Bis zur Autobahnabfahrt Landstraße behalte ich den Rückspiegel im Auge, und ich weiß nicht, ist es die Panik vor Verfolgern, oder die Freude darüber, in einem Zweirad-Spiegel einmal zu sehen, was hinter einem passiert. Auf Motorrädern kann man ja in der Regel nicht viel mehr sehen als die Fliegen auf den Ellenbögen, die man in den letzten Jahren gesammelt hat. Bei den meisten Rollern hingegen sieht man nicht einmal das.
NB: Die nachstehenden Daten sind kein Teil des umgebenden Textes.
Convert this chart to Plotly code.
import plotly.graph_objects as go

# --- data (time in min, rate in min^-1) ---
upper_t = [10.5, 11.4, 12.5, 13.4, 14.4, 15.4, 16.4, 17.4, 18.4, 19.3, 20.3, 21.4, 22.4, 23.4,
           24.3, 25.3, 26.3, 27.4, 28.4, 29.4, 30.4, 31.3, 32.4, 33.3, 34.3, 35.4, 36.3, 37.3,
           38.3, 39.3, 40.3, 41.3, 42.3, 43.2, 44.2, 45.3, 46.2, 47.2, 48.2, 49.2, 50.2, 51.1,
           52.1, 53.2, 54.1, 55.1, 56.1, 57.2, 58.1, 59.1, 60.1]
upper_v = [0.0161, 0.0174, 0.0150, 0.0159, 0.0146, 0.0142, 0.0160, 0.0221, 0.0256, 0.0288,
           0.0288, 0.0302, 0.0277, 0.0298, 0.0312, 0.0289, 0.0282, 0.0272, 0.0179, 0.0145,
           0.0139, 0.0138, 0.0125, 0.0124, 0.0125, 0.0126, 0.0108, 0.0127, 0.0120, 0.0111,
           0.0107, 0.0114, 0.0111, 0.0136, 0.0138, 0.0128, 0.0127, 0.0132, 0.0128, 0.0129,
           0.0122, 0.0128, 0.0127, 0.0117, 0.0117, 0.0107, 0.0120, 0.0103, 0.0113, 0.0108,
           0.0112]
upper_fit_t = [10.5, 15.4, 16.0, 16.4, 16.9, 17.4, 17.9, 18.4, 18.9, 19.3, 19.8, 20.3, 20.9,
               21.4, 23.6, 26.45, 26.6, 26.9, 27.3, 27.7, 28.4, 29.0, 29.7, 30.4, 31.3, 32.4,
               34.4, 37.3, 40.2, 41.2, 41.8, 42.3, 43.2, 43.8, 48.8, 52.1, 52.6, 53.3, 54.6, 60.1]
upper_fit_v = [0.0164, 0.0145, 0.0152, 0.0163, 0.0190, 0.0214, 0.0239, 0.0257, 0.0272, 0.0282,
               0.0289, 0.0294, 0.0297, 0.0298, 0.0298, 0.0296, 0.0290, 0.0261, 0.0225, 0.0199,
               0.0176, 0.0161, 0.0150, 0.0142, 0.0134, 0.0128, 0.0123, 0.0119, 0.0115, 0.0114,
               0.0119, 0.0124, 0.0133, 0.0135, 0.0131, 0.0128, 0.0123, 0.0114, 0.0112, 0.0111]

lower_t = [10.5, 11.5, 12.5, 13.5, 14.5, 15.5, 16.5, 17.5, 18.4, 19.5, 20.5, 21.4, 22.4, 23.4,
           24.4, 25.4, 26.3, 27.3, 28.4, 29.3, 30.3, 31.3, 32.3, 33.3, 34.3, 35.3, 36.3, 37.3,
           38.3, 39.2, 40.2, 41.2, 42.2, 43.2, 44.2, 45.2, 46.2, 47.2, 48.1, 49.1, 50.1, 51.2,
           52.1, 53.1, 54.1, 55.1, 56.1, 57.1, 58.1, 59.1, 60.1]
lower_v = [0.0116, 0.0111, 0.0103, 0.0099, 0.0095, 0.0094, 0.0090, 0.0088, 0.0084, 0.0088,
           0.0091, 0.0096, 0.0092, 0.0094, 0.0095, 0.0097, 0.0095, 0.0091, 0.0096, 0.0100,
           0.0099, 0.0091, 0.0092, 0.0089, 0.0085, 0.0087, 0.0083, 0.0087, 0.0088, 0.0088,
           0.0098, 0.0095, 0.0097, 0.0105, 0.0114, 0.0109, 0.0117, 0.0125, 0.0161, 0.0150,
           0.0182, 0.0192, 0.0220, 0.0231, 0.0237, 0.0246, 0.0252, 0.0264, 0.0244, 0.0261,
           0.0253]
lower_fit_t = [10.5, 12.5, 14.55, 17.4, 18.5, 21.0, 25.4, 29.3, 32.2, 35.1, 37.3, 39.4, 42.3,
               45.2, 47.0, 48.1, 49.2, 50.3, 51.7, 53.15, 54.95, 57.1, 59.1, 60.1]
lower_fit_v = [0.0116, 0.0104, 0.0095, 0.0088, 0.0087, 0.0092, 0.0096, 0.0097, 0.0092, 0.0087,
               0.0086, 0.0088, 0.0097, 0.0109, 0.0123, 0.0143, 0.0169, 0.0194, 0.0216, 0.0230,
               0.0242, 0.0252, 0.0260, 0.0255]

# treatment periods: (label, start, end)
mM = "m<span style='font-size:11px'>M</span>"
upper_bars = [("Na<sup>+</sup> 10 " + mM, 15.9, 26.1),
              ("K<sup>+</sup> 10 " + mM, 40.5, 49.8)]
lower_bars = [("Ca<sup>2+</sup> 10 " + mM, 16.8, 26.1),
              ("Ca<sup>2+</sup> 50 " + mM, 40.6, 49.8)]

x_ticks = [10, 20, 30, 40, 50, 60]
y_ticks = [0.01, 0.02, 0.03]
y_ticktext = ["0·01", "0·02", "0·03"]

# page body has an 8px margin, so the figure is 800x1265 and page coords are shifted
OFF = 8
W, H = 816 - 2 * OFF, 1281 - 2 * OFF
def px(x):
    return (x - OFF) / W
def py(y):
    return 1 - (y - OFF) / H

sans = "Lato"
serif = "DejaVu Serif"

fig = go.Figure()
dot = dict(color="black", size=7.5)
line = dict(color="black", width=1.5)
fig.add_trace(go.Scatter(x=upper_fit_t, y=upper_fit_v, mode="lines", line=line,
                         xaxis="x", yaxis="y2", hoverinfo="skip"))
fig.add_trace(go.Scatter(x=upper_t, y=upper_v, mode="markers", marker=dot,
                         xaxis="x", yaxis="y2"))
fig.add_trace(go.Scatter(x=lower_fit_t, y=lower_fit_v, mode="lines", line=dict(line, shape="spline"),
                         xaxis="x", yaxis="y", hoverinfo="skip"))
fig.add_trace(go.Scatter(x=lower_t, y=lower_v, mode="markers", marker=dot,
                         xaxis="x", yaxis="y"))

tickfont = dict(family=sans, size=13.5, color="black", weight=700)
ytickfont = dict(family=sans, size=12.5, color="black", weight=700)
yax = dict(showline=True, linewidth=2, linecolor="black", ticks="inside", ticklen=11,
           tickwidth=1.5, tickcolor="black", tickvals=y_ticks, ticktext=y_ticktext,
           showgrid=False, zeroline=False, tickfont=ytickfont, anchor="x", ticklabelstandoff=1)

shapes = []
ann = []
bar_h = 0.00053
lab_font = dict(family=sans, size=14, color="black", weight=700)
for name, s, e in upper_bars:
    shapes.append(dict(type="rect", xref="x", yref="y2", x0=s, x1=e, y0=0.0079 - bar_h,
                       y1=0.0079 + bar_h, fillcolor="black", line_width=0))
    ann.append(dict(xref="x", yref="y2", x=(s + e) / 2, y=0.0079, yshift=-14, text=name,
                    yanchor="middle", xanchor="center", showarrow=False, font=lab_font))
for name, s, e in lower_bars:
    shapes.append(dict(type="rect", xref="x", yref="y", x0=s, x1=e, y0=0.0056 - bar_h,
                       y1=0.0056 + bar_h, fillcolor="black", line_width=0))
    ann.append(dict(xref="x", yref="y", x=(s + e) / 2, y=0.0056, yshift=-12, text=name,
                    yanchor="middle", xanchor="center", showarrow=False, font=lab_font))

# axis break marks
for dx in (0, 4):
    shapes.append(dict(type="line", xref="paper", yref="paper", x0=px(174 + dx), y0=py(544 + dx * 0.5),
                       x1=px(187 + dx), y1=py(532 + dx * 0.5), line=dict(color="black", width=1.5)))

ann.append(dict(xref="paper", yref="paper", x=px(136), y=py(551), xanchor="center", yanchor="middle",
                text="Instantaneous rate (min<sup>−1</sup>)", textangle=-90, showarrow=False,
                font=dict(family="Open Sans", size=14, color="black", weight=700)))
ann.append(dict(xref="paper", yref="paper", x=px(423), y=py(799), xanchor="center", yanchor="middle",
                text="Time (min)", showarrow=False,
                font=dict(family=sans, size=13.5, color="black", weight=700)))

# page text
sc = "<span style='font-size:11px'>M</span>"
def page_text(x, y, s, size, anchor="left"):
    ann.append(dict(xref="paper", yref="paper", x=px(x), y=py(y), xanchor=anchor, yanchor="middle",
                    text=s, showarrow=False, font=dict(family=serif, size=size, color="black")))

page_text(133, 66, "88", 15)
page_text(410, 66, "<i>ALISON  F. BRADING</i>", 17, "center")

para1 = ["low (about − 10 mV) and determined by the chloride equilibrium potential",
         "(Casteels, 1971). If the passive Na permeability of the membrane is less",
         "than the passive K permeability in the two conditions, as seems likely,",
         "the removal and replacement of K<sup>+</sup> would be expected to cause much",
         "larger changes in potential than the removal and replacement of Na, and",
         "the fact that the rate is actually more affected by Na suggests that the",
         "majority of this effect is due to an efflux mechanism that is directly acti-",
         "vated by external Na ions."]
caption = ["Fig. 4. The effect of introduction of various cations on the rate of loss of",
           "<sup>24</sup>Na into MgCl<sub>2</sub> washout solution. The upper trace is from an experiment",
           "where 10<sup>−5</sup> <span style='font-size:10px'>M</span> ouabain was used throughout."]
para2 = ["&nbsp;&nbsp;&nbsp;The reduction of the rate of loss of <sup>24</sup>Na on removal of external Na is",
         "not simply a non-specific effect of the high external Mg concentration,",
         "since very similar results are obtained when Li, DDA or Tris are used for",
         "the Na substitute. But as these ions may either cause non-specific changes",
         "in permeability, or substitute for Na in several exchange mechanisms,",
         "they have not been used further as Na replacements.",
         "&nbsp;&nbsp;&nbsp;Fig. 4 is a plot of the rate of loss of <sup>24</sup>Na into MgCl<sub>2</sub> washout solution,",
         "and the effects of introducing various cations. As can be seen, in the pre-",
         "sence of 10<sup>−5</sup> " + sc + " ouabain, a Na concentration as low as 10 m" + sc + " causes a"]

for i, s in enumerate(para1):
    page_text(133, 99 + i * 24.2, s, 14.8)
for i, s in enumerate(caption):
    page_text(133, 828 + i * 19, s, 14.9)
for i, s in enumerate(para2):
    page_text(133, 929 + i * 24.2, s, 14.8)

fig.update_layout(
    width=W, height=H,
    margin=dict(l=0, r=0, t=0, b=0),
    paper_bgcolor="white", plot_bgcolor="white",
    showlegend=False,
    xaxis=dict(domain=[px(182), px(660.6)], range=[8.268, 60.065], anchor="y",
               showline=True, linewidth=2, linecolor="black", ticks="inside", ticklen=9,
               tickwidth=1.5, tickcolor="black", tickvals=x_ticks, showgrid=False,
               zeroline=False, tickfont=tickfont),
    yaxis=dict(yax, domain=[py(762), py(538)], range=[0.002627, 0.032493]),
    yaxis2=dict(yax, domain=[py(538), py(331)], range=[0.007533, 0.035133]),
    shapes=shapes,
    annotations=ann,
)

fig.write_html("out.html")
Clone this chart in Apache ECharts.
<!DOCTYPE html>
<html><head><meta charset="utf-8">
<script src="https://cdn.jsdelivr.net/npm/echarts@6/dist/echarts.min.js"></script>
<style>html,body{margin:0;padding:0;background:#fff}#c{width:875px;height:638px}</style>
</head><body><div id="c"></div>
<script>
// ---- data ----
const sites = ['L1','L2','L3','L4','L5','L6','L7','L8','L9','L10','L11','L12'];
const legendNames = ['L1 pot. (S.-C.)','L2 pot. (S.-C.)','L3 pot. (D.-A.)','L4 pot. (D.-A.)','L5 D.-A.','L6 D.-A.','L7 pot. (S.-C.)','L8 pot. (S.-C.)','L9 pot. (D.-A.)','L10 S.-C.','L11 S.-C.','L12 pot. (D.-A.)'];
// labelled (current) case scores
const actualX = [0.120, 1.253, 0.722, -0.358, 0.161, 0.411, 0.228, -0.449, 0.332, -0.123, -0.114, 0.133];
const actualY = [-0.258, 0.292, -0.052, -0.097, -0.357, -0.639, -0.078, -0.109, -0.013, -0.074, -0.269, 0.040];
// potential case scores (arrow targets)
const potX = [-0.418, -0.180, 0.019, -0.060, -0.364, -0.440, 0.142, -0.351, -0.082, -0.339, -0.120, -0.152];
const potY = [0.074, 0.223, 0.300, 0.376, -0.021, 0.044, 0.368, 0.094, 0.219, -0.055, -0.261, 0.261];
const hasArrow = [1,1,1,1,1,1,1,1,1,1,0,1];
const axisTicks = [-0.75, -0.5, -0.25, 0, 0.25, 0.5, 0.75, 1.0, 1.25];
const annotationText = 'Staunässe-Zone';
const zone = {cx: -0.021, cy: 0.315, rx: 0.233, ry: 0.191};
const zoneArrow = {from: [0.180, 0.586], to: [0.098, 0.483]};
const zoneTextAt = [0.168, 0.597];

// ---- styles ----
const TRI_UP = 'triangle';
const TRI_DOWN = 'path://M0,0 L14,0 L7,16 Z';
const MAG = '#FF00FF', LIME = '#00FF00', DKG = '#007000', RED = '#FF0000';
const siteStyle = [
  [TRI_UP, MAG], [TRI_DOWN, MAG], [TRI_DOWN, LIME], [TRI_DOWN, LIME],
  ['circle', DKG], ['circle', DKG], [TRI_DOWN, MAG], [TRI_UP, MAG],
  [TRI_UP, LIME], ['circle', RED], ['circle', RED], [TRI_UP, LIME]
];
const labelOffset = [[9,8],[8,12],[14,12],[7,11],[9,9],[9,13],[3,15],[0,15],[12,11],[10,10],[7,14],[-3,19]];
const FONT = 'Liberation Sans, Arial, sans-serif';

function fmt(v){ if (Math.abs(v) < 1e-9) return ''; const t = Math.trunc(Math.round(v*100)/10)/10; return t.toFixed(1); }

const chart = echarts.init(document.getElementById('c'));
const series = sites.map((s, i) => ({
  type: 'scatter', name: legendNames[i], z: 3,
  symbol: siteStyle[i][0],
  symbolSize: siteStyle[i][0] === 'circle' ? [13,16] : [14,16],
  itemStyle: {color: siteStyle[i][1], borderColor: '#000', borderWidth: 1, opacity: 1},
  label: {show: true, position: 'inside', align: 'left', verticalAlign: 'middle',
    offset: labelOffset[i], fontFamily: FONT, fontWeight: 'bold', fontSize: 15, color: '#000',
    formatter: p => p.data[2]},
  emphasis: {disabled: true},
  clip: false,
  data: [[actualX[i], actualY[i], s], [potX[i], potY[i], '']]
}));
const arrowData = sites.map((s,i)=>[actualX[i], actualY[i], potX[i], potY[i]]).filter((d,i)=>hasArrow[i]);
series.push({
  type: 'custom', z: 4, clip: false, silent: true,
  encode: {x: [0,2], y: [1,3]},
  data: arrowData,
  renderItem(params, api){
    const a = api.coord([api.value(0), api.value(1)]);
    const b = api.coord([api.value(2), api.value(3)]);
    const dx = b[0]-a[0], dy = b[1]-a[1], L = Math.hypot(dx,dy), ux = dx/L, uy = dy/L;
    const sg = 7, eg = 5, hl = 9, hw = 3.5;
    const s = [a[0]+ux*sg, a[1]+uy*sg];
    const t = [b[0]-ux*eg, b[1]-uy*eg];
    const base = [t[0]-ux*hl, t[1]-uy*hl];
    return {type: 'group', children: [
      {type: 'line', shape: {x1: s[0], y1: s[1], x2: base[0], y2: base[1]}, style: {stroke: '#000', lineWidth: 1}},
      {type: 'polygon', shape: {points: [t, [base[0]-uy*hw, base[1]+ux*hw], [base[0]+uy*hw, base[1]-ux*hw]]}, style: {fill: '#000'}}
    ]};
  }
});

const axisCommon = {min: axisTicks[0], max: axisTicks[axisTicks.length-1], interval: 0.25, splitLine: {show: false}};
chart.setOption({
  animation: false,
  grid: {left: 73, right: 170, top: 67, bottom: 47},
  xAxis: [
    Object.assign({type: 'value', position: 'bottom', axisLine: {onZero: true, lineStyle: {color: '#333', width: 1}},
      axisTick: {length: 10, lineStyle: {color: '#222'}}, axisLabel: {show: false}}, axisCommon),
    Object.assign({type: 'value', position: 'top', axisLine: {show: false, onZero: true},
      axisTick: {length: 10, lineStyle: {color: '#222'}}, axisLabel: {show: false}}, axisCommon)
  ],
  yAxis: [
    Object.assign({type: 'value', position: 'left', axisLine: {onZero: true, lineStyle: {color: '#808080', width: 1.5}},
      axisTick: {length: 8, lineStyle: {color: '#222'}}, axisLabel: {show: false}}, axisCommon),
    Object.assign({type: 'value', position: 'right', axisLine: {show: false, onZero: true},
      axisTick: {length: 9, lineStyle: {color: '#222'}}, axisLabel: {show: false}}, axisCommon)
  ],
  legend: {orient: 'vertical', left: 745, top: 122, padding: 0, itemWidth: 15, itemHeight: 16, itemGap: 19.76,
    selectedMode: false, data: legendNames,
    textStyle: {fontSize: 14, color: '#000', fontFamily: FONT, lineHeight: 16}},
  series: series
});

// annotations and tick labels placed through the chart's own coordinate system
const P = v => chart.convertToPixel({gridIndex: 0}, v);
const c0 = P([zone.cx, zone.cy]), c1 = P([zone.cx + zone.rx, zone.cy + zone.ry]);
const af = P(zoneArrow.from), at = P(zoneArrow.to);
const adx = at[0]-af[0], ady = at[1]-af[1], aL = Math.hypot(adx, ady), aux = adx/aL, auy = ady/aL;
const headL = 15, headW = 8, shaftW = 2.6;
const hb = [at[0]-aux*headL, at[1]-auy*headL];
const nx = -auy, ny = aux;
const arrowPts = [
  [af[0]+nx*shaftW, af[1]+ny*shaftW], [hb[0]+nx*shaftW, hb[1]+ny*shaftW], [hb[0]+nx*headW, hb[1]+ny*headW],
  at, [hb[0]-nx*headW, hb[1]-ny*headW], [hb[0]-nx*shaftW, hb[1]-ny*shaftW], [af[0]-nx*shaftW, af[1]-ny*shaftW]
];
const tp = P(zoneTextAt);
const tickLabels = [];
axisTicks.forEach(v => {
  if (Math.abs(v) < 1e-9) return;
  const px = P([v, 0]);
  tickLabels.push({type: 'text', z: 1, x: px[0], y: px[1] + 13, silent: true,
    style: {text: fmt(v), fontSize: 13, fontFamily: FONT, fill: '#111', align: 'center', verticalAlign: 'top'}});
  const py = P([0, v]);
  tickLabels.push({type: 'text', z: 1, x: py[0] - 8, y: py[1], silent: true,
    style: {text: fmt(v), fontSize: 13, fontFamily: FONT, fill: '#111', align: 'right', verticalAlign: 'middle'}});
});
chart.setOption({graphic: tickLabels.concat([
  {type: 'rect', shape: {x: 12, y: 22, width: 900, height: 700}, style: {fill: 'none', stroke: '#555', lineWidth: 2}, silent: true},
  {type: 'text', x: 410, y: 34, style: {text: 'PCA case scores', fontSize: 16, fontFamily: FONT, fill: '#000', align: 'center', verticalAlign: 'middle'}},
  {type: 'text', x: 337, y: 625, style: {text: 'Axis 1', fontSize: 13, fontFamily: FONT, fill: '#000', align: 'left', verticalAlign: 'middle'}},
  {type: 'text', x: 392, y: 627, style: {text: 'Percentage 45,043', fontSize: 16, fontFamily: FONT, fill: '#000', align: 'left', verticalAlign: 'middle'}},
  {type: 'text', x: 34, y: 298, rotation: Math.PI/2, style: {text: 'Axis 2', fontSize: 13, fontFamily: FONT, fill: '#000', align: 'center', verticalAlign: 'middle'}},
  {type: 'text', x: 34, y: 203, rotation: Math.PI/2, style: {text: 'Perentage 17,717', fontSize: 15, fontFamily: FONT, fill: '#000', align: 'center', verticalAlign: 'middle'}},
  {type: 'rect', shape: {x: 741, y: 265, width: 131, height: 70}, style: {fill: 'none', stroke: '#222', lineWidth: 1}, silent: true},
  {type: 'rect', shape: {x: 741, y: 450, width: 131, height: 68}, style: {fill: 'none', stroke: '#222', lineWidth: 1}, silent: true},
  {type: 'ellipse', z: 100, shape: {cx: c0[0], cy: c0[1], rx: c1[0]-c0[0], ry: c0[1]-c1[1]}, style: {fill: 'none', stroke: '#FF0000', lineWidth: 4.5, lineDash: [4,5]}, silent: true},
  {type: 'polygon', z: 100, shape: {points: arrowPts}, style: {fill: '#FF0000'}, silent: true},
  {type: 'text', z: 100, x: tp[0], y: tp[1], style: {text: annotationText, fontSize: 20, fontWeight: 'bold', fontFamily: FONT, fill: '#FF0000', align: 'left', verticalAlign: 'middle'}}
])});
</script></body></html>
Der Spiegel ist zwar so angebracht, dass man wirklich nach hinten schauen kann, durch die Vibrationen des Motors entsteht aber oft nur ein psychedelisch zitterndes Bild der Welt, die man soeben hinter sich gelassen hat.

Foto: Werk


Ich halte unweit der Autobahnabfahrt bei dem Containerdorf, in dem man über Jahre Sachen lagern kann und miete mir dort einen Abstellraum auf falschen Namen und bezahle bereits für sechs Monate im Voraus. Hier wird niemand das Geld finden, und ich kann in Ruhe und auf weiteren 378 Seiten herausfinden, woher es kommt und mir überlegen, was ich damit mache. Ich stelle den Roller ganz nah an den Eingang zu meinem Lagerabteil. Es ist dunkel und gespenstisch.

Foto: Werk

Als ich das Gepäckfach öffne, strahlt mich aber natürlich keine Million Dollar an, sondern die Innenbeleuchtung rückt einen Helm in bedrohliches Licht. Vor zwei Stunden hätte ich meine Frau vom Friseur abholen sollen. Doch sie wird nicht böse sein. Gleich neben dem Friseur ist ein Juwelier, und ich weiß, dass sie nicht mehr vor der Auslage steht.